Another witness observed that “When people thought that their lines were a bit thin, then they went to reinforce the lines running from one point to another. There were no generals.” This suggests another aspect of London riots; they are rarely orchestrated but patterns emerge from within the crowd itself. It might also be construed as part of that egalitarian spirit of the city that there can be no “generals” or leaders. One observer on the Broadwater Farm, speaking of the rioters, was “struck by how young they were. She saw ‘kids of 12 and 13.’” It may be recalled here that children were hanged in the aftermath of the Gordon Riots.
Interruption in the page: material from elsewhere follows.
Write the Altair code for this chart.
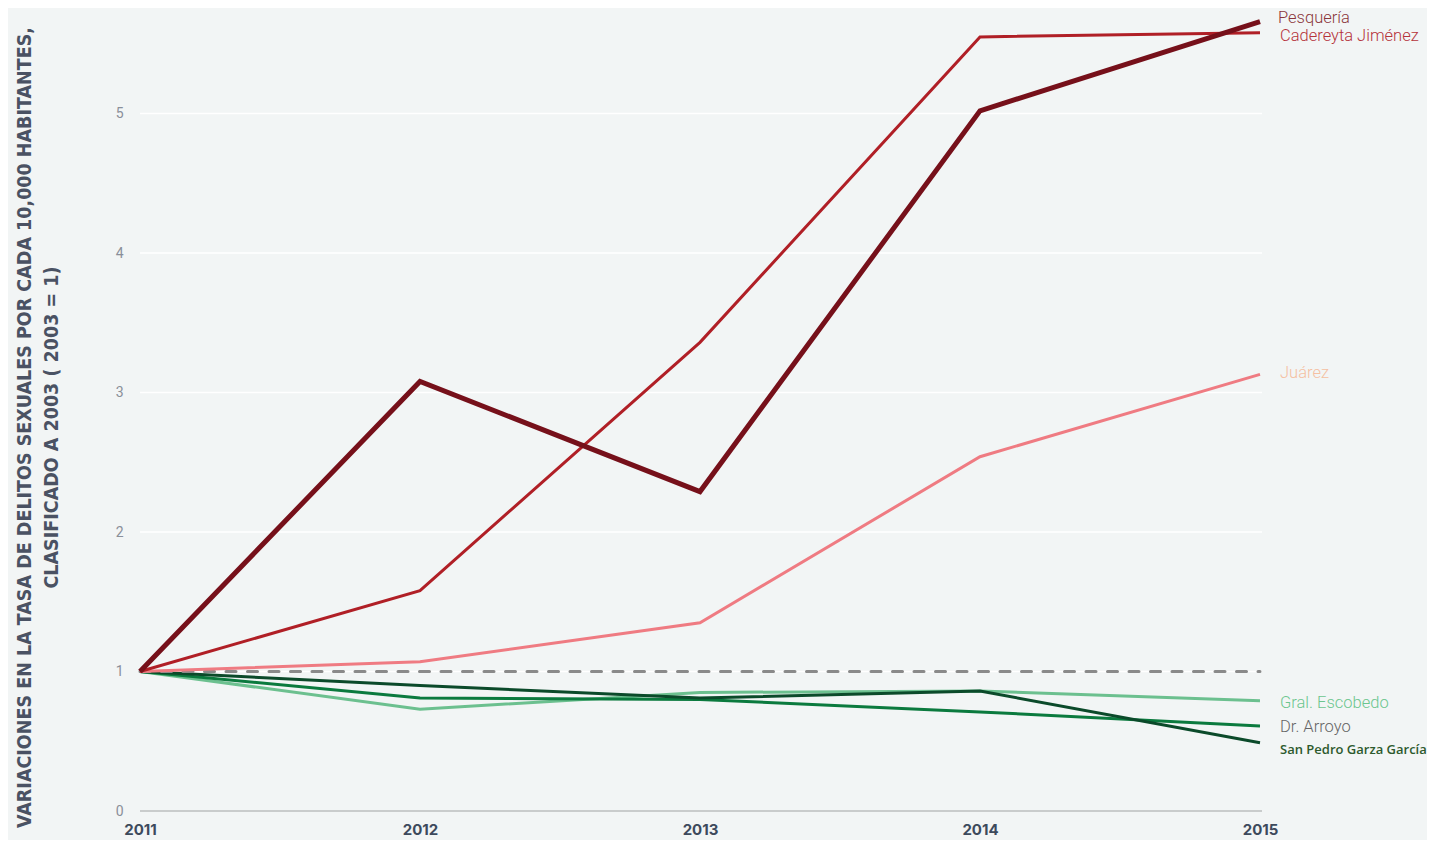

After the first confrontation there was no sustained attack but intermittent forays. Cars were overturned and shops looted. “I discovered he was an Irish boy and he said that it’s the first time he has had so much food in six months because he’s unemployed.” Yet the most violent incident took place in the Tangmere precinct of the estate. One of the policemen despatched to guard the fire-fighters putting out a blaze in a newsagent’s shop, PC Keith Blakelock, slipped and fell in the face of a pursuing mob. D. Rose, in A Climate of Fear, takes up the narrative. “The rioters came at Blakelock from all sides … he was kicked on the ground and stabbed again and again.” Here we have an example of the sudden viciousness of a London mob. “In the words of PC Richard Coombes, the mob were like vultures, pecking at his body as his arms rose and fell to death with their blows.” Another observer described them as “a pack of dogs,” inadvertently using a simile which has become customary in dealing with the threatening crowd. Older than Shakespeare’s line in Coriolanus, “What would you have, you curs?,” it suggests the wildness and the untamed savagery latent within the civic order. “The instruments were going up and down being flayed at him. The last I saw of PC Blakelock was he had his hand up to protect himself … Blakelock’s hands and arms were cut to ribbons … His head seems to have turned to one side, exposing his neck. There he took a savage cut from a machete.” And there he died.